In Europa abbiamo ancora la BCE di Draghi, con l'importantissima autorizzazione della Cancelleria di Berlino, che mantiene i tassi d'interesse negativi e un'espansione aggressiva della base monetaria nonostante l'economia tedesca sia in pieno boom e l'inflazione al 2%. Tutto ciò con il pretesto che l'area esterna della zona Euro richieda un lungo periodo di adeguamento dei prezzi al ribasso e questo obiettivo è più facile da raggiungere se i prezzi in Germania aumentano in modo significativo.

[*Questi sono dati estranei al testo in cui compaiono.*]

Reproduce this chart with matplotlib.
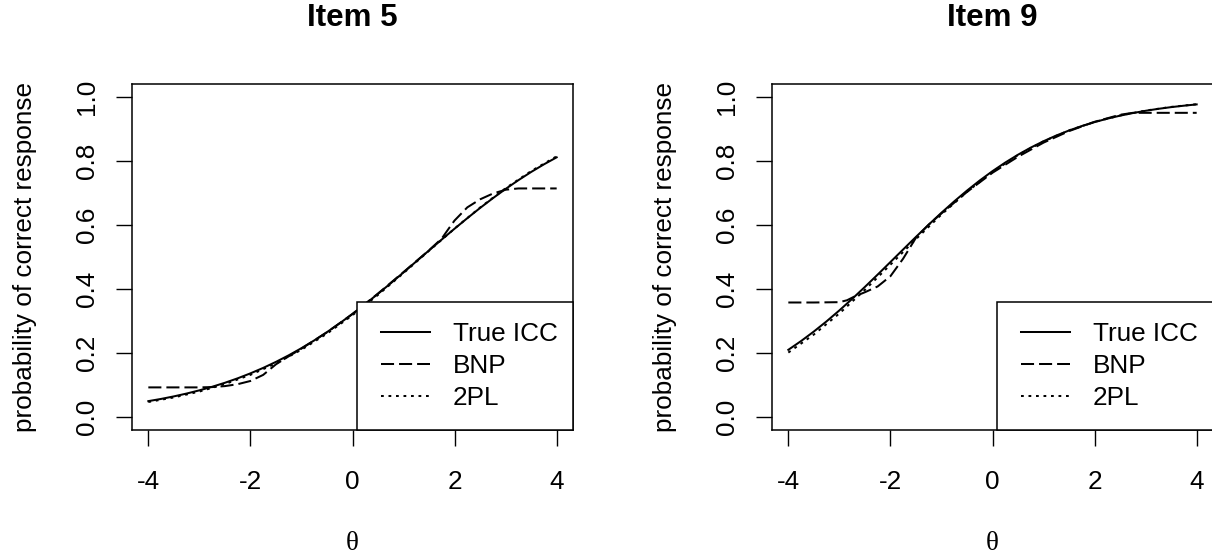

Parallelamente la repressione finanziaria fa sì che i risparmi tedeschi vengano mobilitati attraverso le banche nazionali per finanziare gli stati deboli, soprattutto l'Italia.

Sì, questo è ciò che Draghi aveva in mente quando si vantava di voler fare tutto il necessario per "salvare l'euro". Ma gli Stati Uniti dovrebbero accettare passivamente le conseguenze di un euro super basso e di un gigantesco surplus commerciale tedesco? Non guardate la relazione del Tesoro USA per avere risposta!

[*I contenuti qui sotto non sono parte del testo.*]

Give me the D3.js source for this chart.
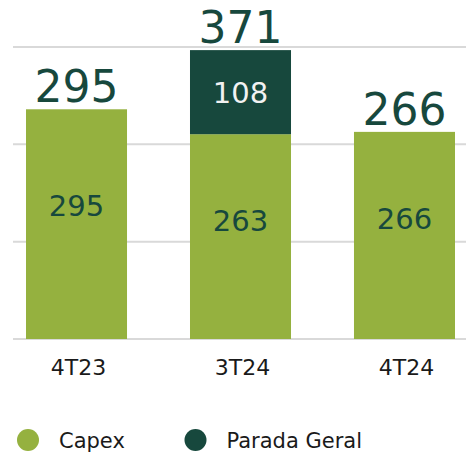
<!DOCTYPE html>
<html>
<head>
<meta charset="utf-8">
<script src="https://cdn.jsdelivr.net/npm/d3@7"></script>
<style>
  body { margin: 0; background: #fff; }
  svg { display: block; font-family: "DejaVu Sans", sans-serif; }
</style>
</head>
<body>
<svg width="466" height="454"></svg>
<script>
const categories = ['4T23', '3T24', '4T24'];
const capex = [295, 263, 266];
const paradaGeral = [0, 108, 0];
const gridValues = [0, 125, 250, 375];
const seriesNames = ['Capex', 'Parada Geral'];

const green = '#95b13f';
const dark = '#17483d';

const svg = d3.select('svg');
const width = 466;

const data = categories.map((c, i) => ({ cat: c, capex: capex[i], parada: paradaGeral[i] }));
const stack = d3.stack().keys(['capex', 'parada'])(data);

const x = d3.scaleBand().domain(categories).range([26, 455]).paddingInner(0.384).paddingOuter(0);
const y = d3.scaleLinear().domain([0, 375]).range([339, 47]);

// grid
svg.append('g').selectAll('line').data(gridValues).join('line')
    .attr('x1', 13).attr('x2', width)
    .attr('y1', d => y(d)).attr('y2', d => y(d))
    .attr('stroke', '#d9d9d9').attr('stroke-width', 2);

// barras
const colors = [green, dark];
const layers = svg.append('g').selectAll('g').data(stack).join('g')
    .attr('fill', (d, i) => colors[i]);
layers.selectAll('rect').data(d => d.filter(s => s[1] > s[0])).join('rect')
    .attr('x', d => x(d.data.cat))
    .attr('y', d => y(d[1]))
    .attr('height', d => y(d[0]) - y(d[1]))
    .attr('width', x.bandwidth());

// rótulos internos
svg.append('g').selectAll('text').data(data).join('text')
    .attr('x', d => x(d.cat) + x.bandwidth() / 2)
    .attr('y', d => y(d.capex) + 0.42 * (y(0) - y(d.capex)))
    .attr('dy', '0.36em')
    .attr('text-anchor', 'middle')
    .attr('font-size', 29)
    .attr('fill', dark)
    .text(d => d.capex);

svg.append('g').selectAll('text').data(data.filter(d => d.parada > 0)).join('text')
    .attr('x', d => x(d.cat) + x.bandwidth() / 2)
    .attr('y', d => (y(d.capex) + y(d.capex + d.parada)) / 2)
    .attr('dy', '0.36em')
    .attr('text-anchor', 'middle')
    .attr('font-size', 29)
    .attr('fill', '#f2f2f2')
    .text(d => d.parada);

// totais
svg.append('g').selectAll('text').data(data).join('text')
    .attr('x', d => x(d.cat) + x.bandwidth() / 2)
    .attr('y', d => y(d.capex + d.parada) - 7)
    .attr('text-anchor', 'middle')
    .attr('font-size', 44)
    .attr('fill', dark)
    .text(d => d.capex + d.parada);

// eixo X
const xAxis = d3.axisBottom(x).tickSize(0).tickPadding(0);
svg.append('g')
    .attr('transform', 'translate(2, 375)')
    .call(xAxis)
    .call(g => g.select('.domain').remove())
    .selectAll('text')
    .attr('dy', 0)
    .attr('font-size', 22)
    .attr('font-family', '"DejaVu Sans", sans-serif')
    .attr('fill', '#1a1a1a');

// legenda
const legend = svg.append('g').selectAll('g').data(seriesNames).join('g')
    .attr('transform', (d, i) => `translate(${28 + i * 167.5}, 440)`);
legend.append('circle').attr('r', 11).attr('fill', (d, i) => colors[i]);
legend.append('text')
    .attr('x', 31).attr('y', 8)
    .attr('font-size', 21)
    .attr('fill', '#1a1a1a')
    .text(d => d);
</script>
</body>
</html>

Non vi è alcuna base per immaginare che l'amministrazione Trump si stia preparando per una nuova politica contro i manipolatori delle valute. Qualunque inasprimento della politica anti-manipolazione delle valute significherebbe una riforma monetaria finora assente nell'agenda politica internazionale. Inoltre se gli Stati Uniti dovessero censurare le politiche monetarie straniere che apparentemente vengono giustificate dalla ricerca di un'inflazione al 2%, allora dovrebbe essere messa in discussione tale linea di politica e non godere di un rispetto acritico.

Come minimo gli Stati Uniti dovrebbero prendere di mira il FMI e le sue squadre di sorveglianza dei tassi di cambio, le quali giustificano tutti i tassi di cambio con la formula standard "l'equilibrio sottostante". Criticare il FMI potrebbe essere attraente per l'amministrazione Trump, ma sarà tutto fumo e niente arrosto se non avrà luogo una riforma monetaria internazionale.